ECLI:NL:RVS:2021:1130
Raad van State
- Voorlopige voorziening
- Rechtspraak.nl
Voorlopige voorziening in asielzaak met betrekking tot uitzetting en opvang van vreemdeling
Op 27 mei 2021 heeft de voorzieningenrechter van de Afdeling bestuursrechtspraak van de Raad van State uitspraak gedaan in een zaak waarin een vreemdeling verzocht om een voorlopige voorziening. De vreemdeling had eerder een aanvraag voor een verblijfsvergunning asiel voor bepaalde tijd ingediend, welke op 22 maart 2021 door de staatssecretaris van Justitie en Veiligheid was afgewezen. De rechtbank Den Haag had op 29 april 2021 het beroep van de vreemdeling tegen deze afwijzing ongegrond verklaard. Hierop heeft de vreemdeling hoger beroep ingesteld en verzocht om een voorlopige voorziening, zodat zij niet zou worden uitgezet voordat er op het hoger beroep was beslist.

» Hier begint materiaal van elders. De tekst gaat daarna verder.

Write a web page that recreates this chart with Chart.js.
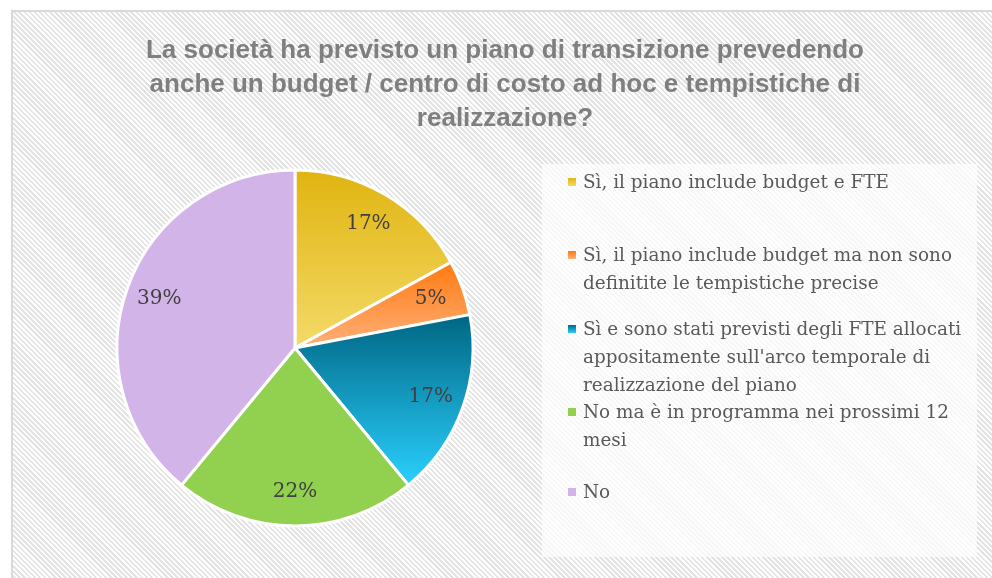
<!DOCTYPE html>
<html>
<head>
<meta charset="utf-8">
<script src="https://cdn.jsdelivr.net/npm/chart.js@4/dist/chart.umd.min.js"></script>
<style>
  html,body{margin:0;padding:0;background:#fff;width:992px;height:578px;overflow:hidden}
  #frame{position:absolute;left:11px;top:10px;width:990px;height:580px;box-sizing:border-box;
    border-left:2px solid #d9d9d9;border-top:2px solid #d9d9d9;
    background:repeating-linear-gradient(45deg,#fff 0 1.8px,#e3e3e3 1.8px 3.6px)}
  #pie{position:absolute;left:0;top:0}
  #title{position:absolute;left:92px;top:20px;width:800px;text-align:center;
    font:bold 26px "Liberation Sans",Arial,sans-serif;line-height:34px;color:#7f7f7f}
  #legend{position:absolute;left:529px;top:152px;width:435px;height:393px;background:rgba(255,255,255,.72)}
  .item{position:absolute;left:41px;font:18.4px "DejaVu Serif",serif;line-height:28px;color:#595959;white-space:nowrap}
  .mk{position:absolute;left:-15px;top:10px;width:8px;height:8px}
</style>
</head>
<body>
<div id="frame">
  <canvas id="pie" width="981" height="568"></canvas>
  <div id="title"></div>
  <div id="legend"></div>
</div>
<script>
'use strict';

const categories = [
  ['Sì, il piano include budget e FTE'],
  ['Sì, il piano include budget ma non sono', 'definitite le tempistiche precise'],
  ['Sì e sono stati previsti degli FTE allocati', "appositamente sull'arco temporale di", 'realizzazione del piano'],
  ['No ma è in programma nei prossimi 12', 'mesi'],
  ['No']
];
const shares = [17, 5, 17, 22, 39];
const titleLines = [
  'La società ha previsto un piano di transizione prevedendo',
  'anche un budget / centro di costo ad hoc e tempistiche di',
  'realizzazione?'
];

// top / bottom gradient colours per slice
const palette = [
  ['#e0b410','#f4da68'],
  ['#ff7a10','#ffb07a'],
  ['#006683','#2ad0ff'],
  ['#92d050'],
  ['#d3b4e8']
];
const legendTops = [156, 229, 303, 386, 466];
const RADIUS = 178;

document.getElementById('title').innerHTML = titleLines.join('<br>');

const lg = document.getElementById('legend');
lg.innerHTML = categories.map((lines,i)=>{
  const p = palette[i];
  const bg = p.length>1 ? `linear-gradient(${p[0]},${p[1]})` : p[0];
  return `<div class="item" style="top:${legendTops[i]-152}px"><span class="mk" style="background:${bg}"></span>${lines.join('<br>')}</div>`;
}).join('');

function sliceFill(c) {
  const p = palette[c.dataIndex];
  const area = c.chart.chartArea;
  if (p.length===1 || !area) return p[0];
  const cx=(area.left+area.right)/2, cy=(area.top+area.bottom)/2;
  const total = shares.reduce((a,v)=>a+v,0);
  const before = shares.slice(0,c.dataIndex).reduce((a,v)=>a+v,0);
  const a0 = -Math.PI/2 + before/total*2*Math.PI;
  const a1 = a0 + shares[c.dataIndex]/total*2*Math.PI;
  let ymin=cy, ymax=cy;
  for (let k=0;k<=60;k++){
    const y = cy + RADIUS*Math.sin(a0+(a1-a0)*k/60);
    ymin=Math.min(ymin,y); ymax=Math.max(ymax,y);
  }
  const g = c.chart.ctx.createLinearGradient(0,ymin,0,ymax);
  g.addColorStop(0,p[0]); g.addColorStop(1,p[1]);
  return g;
}

const sliceLabels = {
  id:'sliceLabels',
  afterDatasetsDraw(chart){
    const ctx = chart.ctx;
    const meta = chart.getDatasetMeta(0);
    ctx.save();
    ctx.font = '20px "DejaVu Serif", serif';
    ctx.fillStyle = '#404040';
    ctx.textAlign = 'center';
    ctx.textBaseline = 'middle';
    meta.data.forEach((arc,i)=>{
      const mid = (arc.startAngle+arc.endAngle)/2;
      const r = arc.outerRadius*0.81;
      ctx.fillText(shares[i]+'%', arc.x+Math.cos(mid)*r, arc.y+Math.sin(mid)*r);
    });
    ctx.restore();
  }
};

new Chart(document.getElementById('pie'),{
  type:'pie',
  data:{
    labels:categories.map(l=>l.join(' ')),
    datasets:[{data:shares,backgroundColor:sliceFill,borderColor:'#fff',borderWidth:3,radius:RADIUS}]
  },
  options:{
    responsive:false,animation:false,
    layout:{padding:{left:97,right:514,top:154,bottom:50}},
    plugins:{legend:{display:false},tooltip:{enabled:false},title:{display:false}}
  },
  plugins:[sliceLabels]
});
</script>
</body>
</html>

De voorzieningenrechter heeft de vreemdeling in haar verzoek ontvangen en heeft besloten dat de vreemdeling niet mag worden uitgezet totdat er een beslissing is genomen op het hoger beroep. Daarnaast heeft de voorzieningenrechter bepaald dat de staatssecretaris van Justitie en Veiligheid de proceskosten van de vreemdeling moet vergoeden, die in dit geval € 534,00 bedragen, geheel toe te rekenen aan door een derde beroepsmatig verleende rechtsbijstand. Deze uitspraak is gedaan in het openbaar op 27 mei 2021, waarbij mr. A.J.C. de Moor-van Vugt als voorzieningenrechter en mr. D.I. van Kesteren als griffier aanwezig waren.